Telemetry and Observability¶
The pyvider.rpcplugin framework provides built-in OpenTelemetry integration for comprehensive observability of your RPC services. This enables distributed tracing, metrics collection, and logging correlation across your plugin architecture.
Overview¶
OpenTelemetry support allows you to:
- Trace requests across client-server boundaries
- Collect metrics on RPC performance and errors
- Correlate logs with traces for debugging
- Export telemetry to various backends (Jaeger, Prometheus, etc.)
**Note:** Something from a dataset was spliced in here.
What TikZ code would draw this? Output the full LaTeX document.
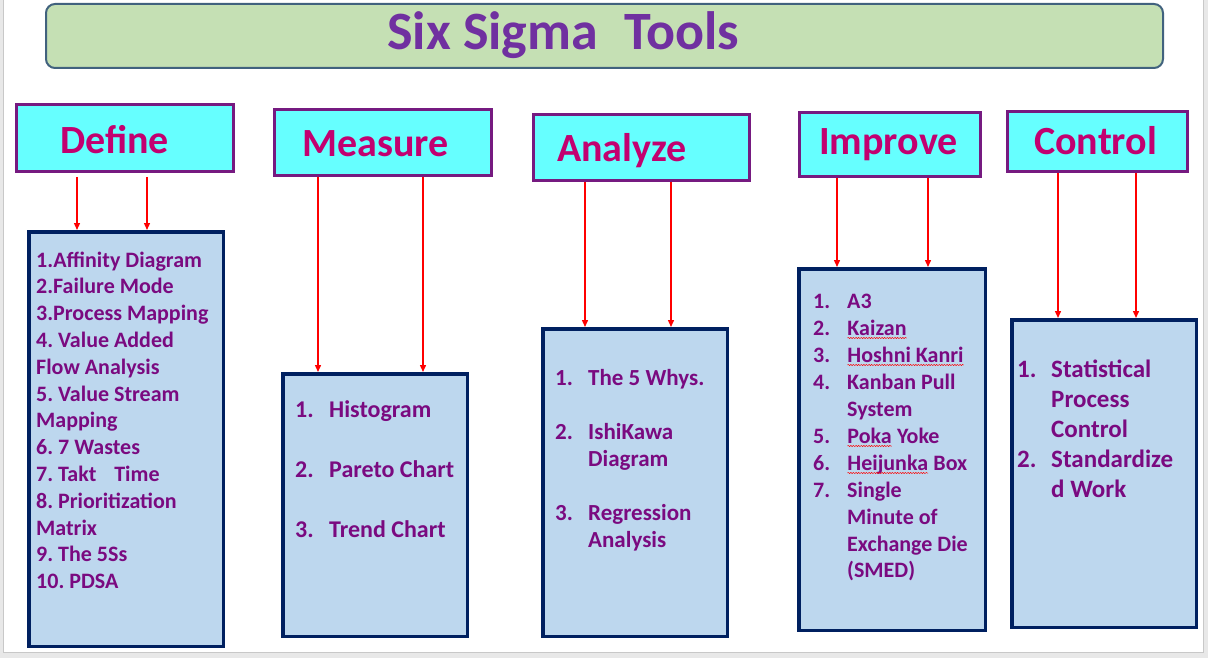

- Monitor health and performance in production
Basic Setup¶
Installation¶
Install OpenTelemetry dependencies:
Getting the Tracer¶
The framework provides a configured tracer:
Instrumentation¶
Server-Side Tracing¶
Instrument your server handlers with tracing:
#!/usr/bin/env python3
import asyncio
from pyvider.rpcplugin import plugin_server, plugin_protocol
from pyvider.rpcplugin.telemetry import get_rpc_tracer
from provide.foundation import logger
from opentelemetry import trace
from opentelemetry.trace import Status, StatusCode
tracer = get_rpc_tracer()
class TracedHandler:
"""Handler with OpenTelemetry tracing."""
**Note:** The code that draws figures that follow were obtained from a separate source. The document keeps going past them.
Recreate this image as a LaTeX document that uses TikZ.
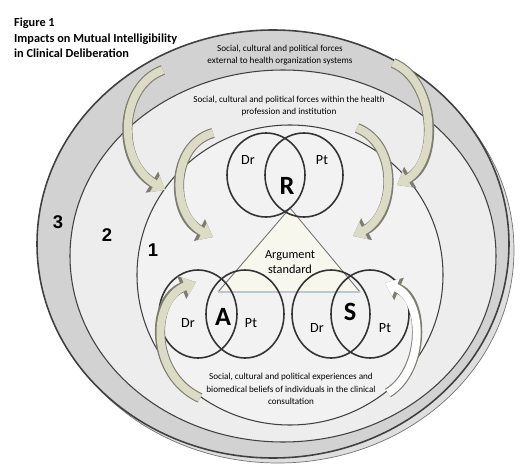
\documentclass[tikz,border=0pt]{standalone}
\usepackage{fontspec}
\setmainfont{Carlito}
\newfontfamily\numfont{Liberation Sans}
\usetikzlibrary{arrows.meta}

\definecolor{ringgray}{RGB}{210,210,210}
\definecolor{shadowgray}{RGB}{222,222,222}
\definecolor{zonegray}{RGB}{237,237,237}
\definecolor{coregray}{RGB}{242,242,242}
\definecolor{khaki}{RGB}{220,220,198}
\definecolor{edgegray}{RGB}{125,125,112}
\definecolor{trifill}{RGB}{247,247,238}
\definecolor{baseblue}{RGB}{188,198,206}

\tikzset{
  venn/.style={draw=black!80, line width=0.9pt},
  zone/.style={draw=black!75, line width=0.6pt},
  flow/.style={line width=4.5pt, draw=#1, -{Triangle[length=0pt 1.5, width=0pt 2.3]},
    preaction={draw=edgegray, line width=5.8pt, -{Triangle[length=0pt 1.5, width=0pt 2.3]}}},
  flow/.default=khaki,
  tag/.style={font=\fontsize{8}{9}\selectfont},
  letter/.style={font=\fontsize{15}{16}\selectfont\bfseries},
  zonenum/.style={font=\numfont\fontsize{10.5}{12}\selectfont\bfseries},
  zonetext/.style={align=center, font=\fontsize{5.2}{7.2}\selectfont},
}

\begin{document}
\begin{tikzpicture}[x=0.02cm, y=0.02cm]
  \useasboundingbox (0,0) rectangle (525,-470);

  % the three zones
  \draw[draw=black!55, fill=shadowgray] (278,-250) ellipse [x radius=236, y radius=213];
  \draw[zone, line width=0.9pt, fill=ringgray] (273,-244) ellipse [x radius=236, y radius=214];
  \draw[zone, fill=zonegray] (283,-256) ellipse [x radius=213, y radius=186];
  \draw[zone, fill=coregray] (290,-275) ellipse [x radius=153, y radius=150];

  % argument standard
  \coordinate (apex) at (290,-208);
  \coordinate (baseL) at (218,-292);
  \coordinate (baseR) at (360,-292);
  \fill[trifill] (apex) -- (baseL) -- (baseR) -- cycle;
  \draw[black!55, line width=0.5pt] (baseL) -- (apex) -- (baseR);
  \draw[baseblue, line width=1.5pt] (baseL) -- (baseR);
  \node[align=center, font=\fontsize{7}{8.5}\selectfont] (arg) at (290,-262) {Argument\\standard};

  % titles and zone labels
  \node[anchor=west, align=left, font=\fontsize{7}{8.8}\selectfont\bfseries] (title) at (8,-38)
    {Figure 1\\Impacts on Mutual Intelligibility\\in Clinical Deliberation};
  \node[zonetext] (ext) at (280,-55) {Social, cultural and political forces\\external to health organization systems};
  \node[zonetext] (inst) at (289,-106) {Social, cultural and political forces within the health\\profession and institution};
  \node[zonetext] (indiv) at (291,-389) {Social, cultural and political experiences and\\biomedical beliefs of individuals in the clinical\\consultation};
  \node[zonenum] (n3) at (58,-222) {3};
  \node[zonenum] (n2) at (107,-235) {2};
  \node[zonenum] (n1) at (153,-250) {1};

  % venn pairs
  \draw[venn] (266,-175) ellipse [x radius=39, y radius=42];
  \draw[venn] (304,-175) ellipse [x radius=39, y radius=42];
  \draw[venn] (198,-314) ellipse [x radius=39, y radius=44];
  \draw[venn] (245,-314) ellipse [x radius=39, y radius=44];
  \draw[venn] (331,-314) ellipse [x radius=39, y radius=44];
  \draw[venn] (370,-314) ellipse [x radius=39, y radius=44];
  \node[tag] (rdr) at (248,-160) {Dr};
  \node[tag] (rpt) at (322,-160) {Pt};
  \node[letter] (R) at (287,-186) {R};
  \node[tag] (adr) at (188,-323) {Dr};
  \node[tag] (apt) at (251,-323) {Pt};
  \node[letter] (A) at (223,-317) {A};
  \node[tag] (sdr) at (317,-328) {Dr};
  \node[tag] (spt) at (385,-328) {Pt};
  \node[letter] (S) at (350,-312) {S};

  % influence arrows
  \coordinate (a1) at (163,-70);   \coordinate (b1) at (165,-190);
  \coordinate (a2) at (213,-133);  \coordinate (b2) at (213,-237);
  \coordinate (a3) at (393,-63);   \coordinate (b3) at (397,-185);
  \coordinate (a4) at (357,-128);  \coordinate (b4) at (353,-236);
  \coordinate (a5) at (200,-398);  \coordinate (b5) at (196,-282);
  \coordinate (a6) at (388,-393);  \coordinate (b6) at (385,-283);
  \draw[flow] (a1) .. controls (120,-85) and (115,-160) .. (b1);
  \draw[flow] (a2) .. controls (170,-145) and (170,-215) .. (b2);
  \draw[flow] (a3) .. controls (435,-80) and (440,-160) .. (b3);
  \draw[flow] (a4) .. controls (400,-145) and (395,-215) .. (b4);
  \draw[flow] (a5) .. controls (150,-375) and (150,-300) .. (b5);
  \draw[flow=white] (a6) .. controls (425,-370) and (425,-300) .. (b6);
\end{tikzpicture}
\end{document}
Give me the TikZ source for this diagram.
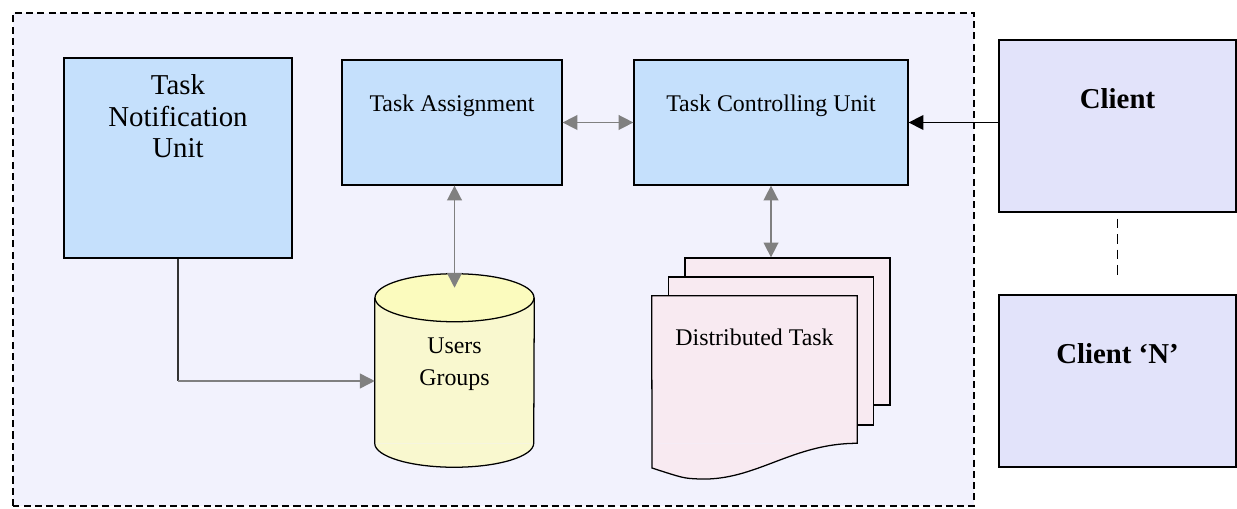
\documentclass[tikz,border=0pt]{standalone}
\usepackage{fontspec}
\setmainfont{Liberation Serif}
\usetikzlibrary{arrows.meta}
\definecolor{panelbg}{HTML}{F2F2FD}
\definecolor{unitblue}{HTML}{C5E0FC}
\definecolor{clientbg}{HTML}{E2E3FA}
\definecolor{cylbody}{HTML}{F9F8CF}
\definecolor{cyltop}{HTML}{FBFBBE}
\definecolor{pagebg}{HTML}{F8EAF1}
\definecolor{linkgray}{HTML}{808080}
\begin{document}
\begin{tikzpicture}%
[>={Triangle[length=0.37cm,width=0.37cm]},
unit/.style={rectangle,draw=black,fill=unitblue,line width=0.9pt,inner sep=0pt,
align=center,font=\fontsize{17}{22.7}\selectfont},
client/.style={rectangle,draw=black,fill=clientbg,line width=0.9pt,inner sep=0pt,
minimum width=5.925cm,text height=48.4pt,text depth=73.9pt,
font=\fontsize{20.5}{24}\selectfont\bfseries},
sheet/.style={rectangle,draw=black,fill=pagebg,line width=0.9pt,inner sep=0pt,
minimum width=5.125cm},
link/.style={draw=linkgray,line width=1.1pt}]
\useasboundingbox (0,0) rectangle (30.925,12.7);
\draw [line width=0.9pt,dash pattern=on 5pt off 3pt,fill=panelbg]
(0.325,0.05) rectangle (24.35,12.375);
\node (notify) at (4.45,8.75) [unit,minimum width=5.7cm,text height=71.1pt,
text depth=71.2pt,font=\fontsize{20.5}{22.5}\selectfont] {Task\\Notification\\Unit};
\node (assign) at (11.3,9.6375) [unit,minimum width=5.5cm,text height=36.3pt,
text depth=52.6pt] {Task Assignment};
\node (control) at (19.275,9.6375) [unit,minimum width=6.85cm,text height=36.3pt,
text depth=52.6pt] {Task Controlling Unit};
\node (client) at (27.9375,9.55) [client] {Client};
\node (clientn) at (27.9375,3.175) [client] {Client `N'};
\node (users) at (11.3625,3.4375) [fill=cylbody,inner sep=0pt,minimum width=3.975cm,
text height=61.9pt,text depth=41.2pt,align=center,
font=\fontsize{17}{22.7}\selectfont] {Users\\Groups};
\fill [cylbody] (users.south west) arc [start angle=180,end angle=360,
x radius=1.9875cm,y radius=0.6cm] -- cycle;
\draw [line width=0.9pt] (users.north west) -- (users.south west) arc
[start angle=180,end angle=360,x radius=1.9875cm,y radius=0.6cm] -- (users.north east);
\draw [line width=0.9pt,fill=cyltop] (users.north) ellipse [x radius=1.9875cm,
y radius=0.6cm];
\node (pageback) at (19.6875,4.4125) [sheet,minimum height=3.675cm] {};
\node (pagemid) at (19.275,3.925) [sheet,minimum height=3.7cm] {};
\node (dtask) at (18.8625,3.4625) [fill=pagebg,inner sep=0pt,minimum width=5.125cm,
text height=34.9pt,text depth=69.7pt,font=\fontsize{17}{22.7}\selectfont]
{Distributed Task};
\fill [pagebg] (dtask.south east) .. controls (19.8,1.62) and (18.9,0.68) ..
(17.5,0.725) .. controls (17.1,0.74) .. (16.3,1.0) -- (dtask.south west) -- cycle;
\draw [line width=0.9pt] (dtask.north west) -- (dtask.north east) -- (dtask.south east)
.. controls (19.8,1.62) and (18.9,0.68) .. (17.5,0.725) .. controls (17.1,0.74) ..
(16.3,1.0) -- cycle;
\coordinate (bend) at (notify.south |- 0,3.175);
\draw [line width=1.1pt,black!80] (notify.south) -- (bend);
\draw [->,link,fill=linkgray] (bend) -- (bend -| users.west);
\draw [<->,link,fill=linkgray] (assign.east) -- (control.west);
\draw [<->,link,fill=linkgray] (assign.south -| users.north) -- ([yshift=0.25cm]users.north);
\draw [<->,link,fill=linkgray] (control.south) -- (control.south |- pageback.north);
\draw [->,line width=1pt] (client.west |- control.east) -- (control.east);
\draw [line width=1.1pt,dash pattern=on 7pt off 4pt] ([yshift=-0.15cm]client.south) --
([yshift=0.35cm]clientn.north);
\end{tikzpicture}
\end{document}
async def process_request(self, request, context):
"""Process request with tracing."""
with tracer.start_as_current_span(
"process_request",
kind=trace.SpanKind.SERVER
) as span:
# Add span attributes
span.set_attribute("request.id", request.id)
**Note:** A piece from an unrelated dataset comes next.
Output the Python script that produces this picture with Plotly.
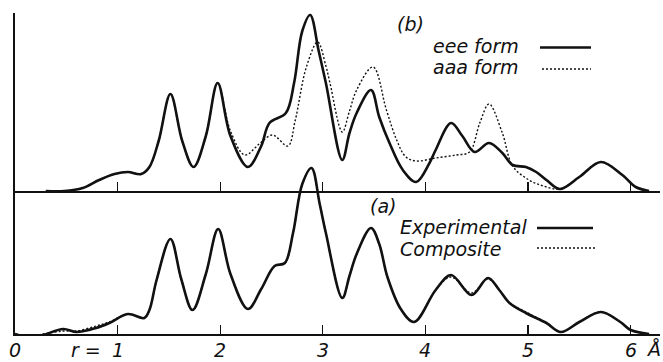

span.set_attribute("request.type", request.type)
try:
# Log with trace correlation
logger.info(
"Processing request",
request_id=request.id,
trace_id=span.get_span_context().trace_id
)
# Simulate processing
result = await self._do_processing(request)
span.set_attribute("response.status", "success")
return result
except Exception as e:
# Record exception in trace
span.record_exception(e)
span.set_status(Status(StatusCode.ERROR, str(e)))
logger.error(
"Request processing failed",
error=str(e),
trace_id=span.get_span_context().trace_id
)
raise
async def _do_processing(self, request):
"""Internal processing with nested span."""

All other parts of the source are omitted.